I met him outside of Sulfur's that Friday and maybe if I had taken the time to think, for just one damn second, I would have realized that even when he was taking space, he had also taken note of my schedule. He wasn't just a top. He was a good top and there was a difference in those things. He had experience that made him notice things and he had paid me very careful attention from the beginning. He knew that submission was a delicate thing. Hell, he had been the one to teach me that in our moments of aftercare when he had walked me through every moment.

But I didn't take that time to think. Instead, I just felt. And when I walked into Sulfur's with him, I was still processing those feelings. And it turned out? He wasn't quite done teaching me a few things about life.

"Hello, kitten."

Something felt off in me from the start. "Hello, sir." I met his eyes, holding my head up without even realizing what I was doing and he tilted his head thoughtfully, smiling slightly.

"How was your week?"

"Good." Christ, why did it seem like two people going through the motions of a polite conversation? Where was my heart in this and why was I not working right? I followed him inside, feeling out of balance. He fixed me with my bracelet gently and then touched my nose before he left to fetch whichever keys he wanted.

Maybe I just needed to play. Being under him always brought my world back together so maybe that was a large part of it. I was finding a balance with this newfound need and it was tricky. I knew enough from watching alcohol addiction in people to understand that when something became addictive, it ceased to be fun. That included addictions to people and probably things like submission too. I smiled a little easier when he came back to me with the keys.

"Tonight, no games to play. Just obey and be respectful this time, understood?" His voice was soft and I found myself soothed a little by the gentleness in his eyes.

"Yes, sir."

"First, give me a hug." Finally, I laughed gladly and burrowed into his chest. He was bigger than I was and his arms covered me, making me feel more than safe. I loved his hugs, though I knew he wasn't so keen on giving them when they didn't involve restraints and/or fucking. But they were so warm and I really had missed him for that time. He laughed above me and kissed the top of my hair. "Thank you for being patient, kitten. Come on, let's play."

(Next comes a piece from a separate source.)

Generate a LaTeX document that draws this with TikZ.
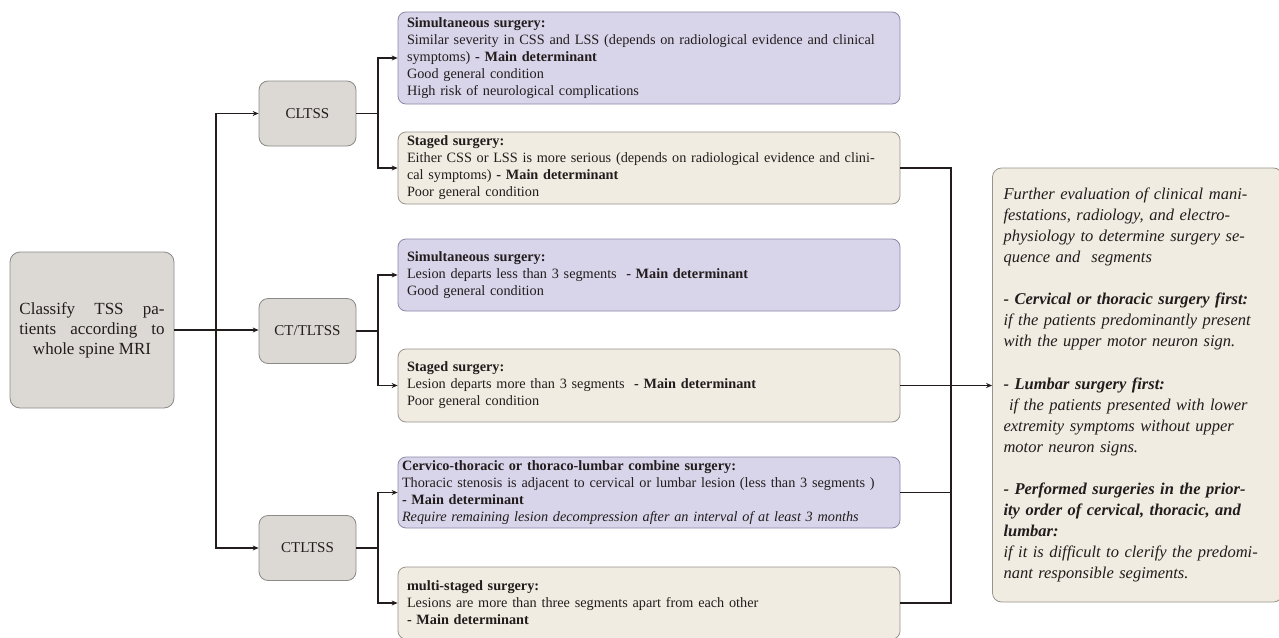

I followed, glowing a little, even if I did still feel a bit off. Now I added happiness into the internal mess tormenting me. His hand held my wrist while he guided me to one of the private doors and I realized that he hadn't asked me choices this time. I liked it better that way too. It made me feel more controlled, which was something I had been missing. So much, I'd been missing the feeling of safe rules and command structure. I just wanted to forget everything for a bit.

He led me into the dungeon room from before, but this time he moved one of the spanking benches into the middle of the floor. "Come here, kitten. Let's have some fun."

"No."

Honestly, I don't know who was more shocked when it slipped out of my mouth, him or me. It was as if some demon possessed me and made me look into his eyes to say it, made me toss my hair defiantly. In the back of my head the voice of my anxiety was going crazy. Dear God, what the fuck are you doing?

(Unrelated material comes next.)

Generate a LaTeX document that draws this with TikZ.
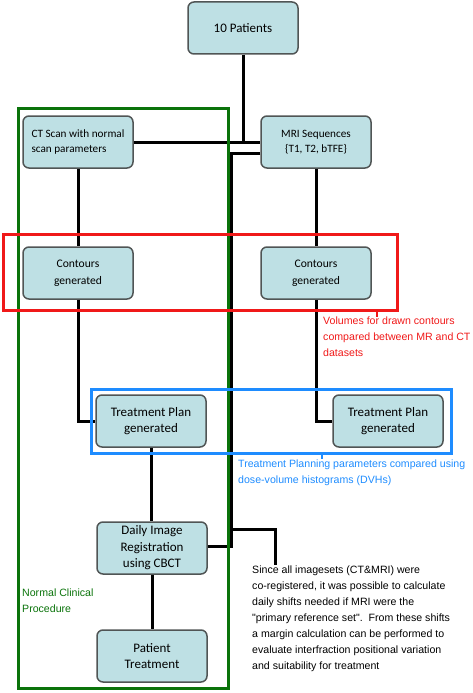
\documentclass[tikz,border=0pt]{standalone}
\usepackage{fontspec}
\setmainfont{Carlito}
\newfontfamily\annfont{Liberation Sans}
\usepackage{tikz}
\usetikzlibrary{positioning,calc,arrows.meta}

\definecolor{boxfill}{RGB}{190,224,228}
\definecolor{boxline}{RGB}{80,85,85}
\definecolor{procgreen}{RGB}{10,115,10}
\definecolor{cmpred}{RGB}{240,25,25}
\definecolor{cmpblue}{RGB}{30,140,255}

\tikzset{
    boxnode/.style={draw=boxline, line width=1.5pt, fill=boxfill, rounded corners=6pt,
        minimum width=110pt, minimum height=52pt, align=center,
        font=\fontsize{11.2}{15}\selectfont},
    bigtext/.style={font=\fontsize{13}{16.5}\selectfont},
    link/.style={line width=3pt, black},
    frame/.style={line width=3pt},
    annot/.style={anchor=north west, align=left, inner sep=0pt,
        font=\annfont\fontsize{10.6}{16}\selectfont}
}

\begin{document}
\begin{tikzpicture}[x=1pt, y=-1pt]
    \useasboundingbox (0,0) rectangle (472,693);

    % Boxes
    \node[boxnode, bigtext] (pat) at (243,28) {10 Patients};
    \node[boxnode, align=left] (ct) at (78,142) {CT Scan with normal\\scan parameters};
    \node[boxnode] (mri) at (316,142) {MRI Sequences\\\{T1, T2, bTFE\}};
    \node[boxnode, font=\fontsize{11.6}{17}\selectfont] (conL) at (78,273) {Contours\\generated};
    \node[boxnode, font=\fontsize{11.6}{17}\selectfont] (conR) at (316,273) {Contours\\generated};
    \node[boxnode, bigtext] (tpL) at (151,421) {Treatment Plan\\generated};
    \node[boxnode, bigtext] (tpR) at (388,421) {Treatment Plan\\generated};
    \node[boxnode, bigtext] (daily) at (152,548) {Daily Image\\Registration\\using CBCT};
    \node[boxnode, bigtext] (treat) at (152,656) {Patient\\Treatment};

    % Connectors
    \coordinate (bustop) at (231,153);
    \coordinate (busbot) at (231,546);
    \coordinate (notebr) at (231,529);
    \coordinate (notetick) at (275,565);
    \draw[link] (ct.east) -- (mri.west);
    \draw[link] (pat.south) -- (pat.south |- mri.west);
    \draw[link] (mri.west |- bustop) -- (bustop) -- (busbot) -- (busbot -| daily.east);
    \draw[link] (notebr) -| (notetick);
    \draw[link] (ct) -- (conL);
    \draw[link] (mri) -- (conR);
    \draw[link] (conL.south) |- (tpL.west);
    \draw[link] (conR.south) |- (tpR.west);
    \draw[link] (tpL.south) -- (tpL.south |- daily.north);
    \draw[link] (daily) -- (treat);

    % Comparison frames
    \draw[frame, procgreen] (18,108) rectangle (228,688);
    \draw[frame, cmpred] (3,234) rectangle (397,310);
    \draw[frame, cmpblue] (91,389) rectangle (451,453);
    \draw[line width=1.6pt, cmpred] (377,310) -- (377,317);
    \draw[line width=1.6pt, cmpblue] (322,453) -- (322,459);

    % Notes
    \node[annot, text=cmpred] (rednote) at (323,317)
        {Volumes for drawn contours\\compared between MR and CT\\datasets};
    \node[annot, text=cmpblue] (bluenote) at (238,460)
        {Treatment Planning parameters compared using\\dose-volume histograms (DVHs)};
    \node[annot, text=procgreen] (procnote) at (22,589)
        {Normal Clinical\\Procedure};
    \node[annot] (shiftnote) at (252,566)
        {Since all imagesets (CT\&MRI) were\\co-registered, it was possible to calculate\\daily shifts needed if MRI were the\\"primary reference set".\ \ From these shifts\\a margin calculation can be performed to\\evaluate interfraction positional variation\\and suitability for treatment};
\end{tikzpicture}
\end{document}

"No?" His voice was soft when he spoke, but it was a different kind of soft. He tilted his head, his lips quirking in a kind of dark amusement that sent thrills spiking through my body. Heat flooded my torso while he met my stare in consideration. It was like I was a rabbit that suddenly became suicidal and he was trying to figure out why on earth it might do that. "Well, this is one direction to go in, isn't it?"

Instead of answering, I crossed my arms protectively and side skipped away from him, but his smile only broadened. Playfulness sparked in his eyes and he stepped towards me so that I sidestepped again, backing away. But the action only made him even more amused. "You're going in the wrong direction if you're actually trying to leave, kitten."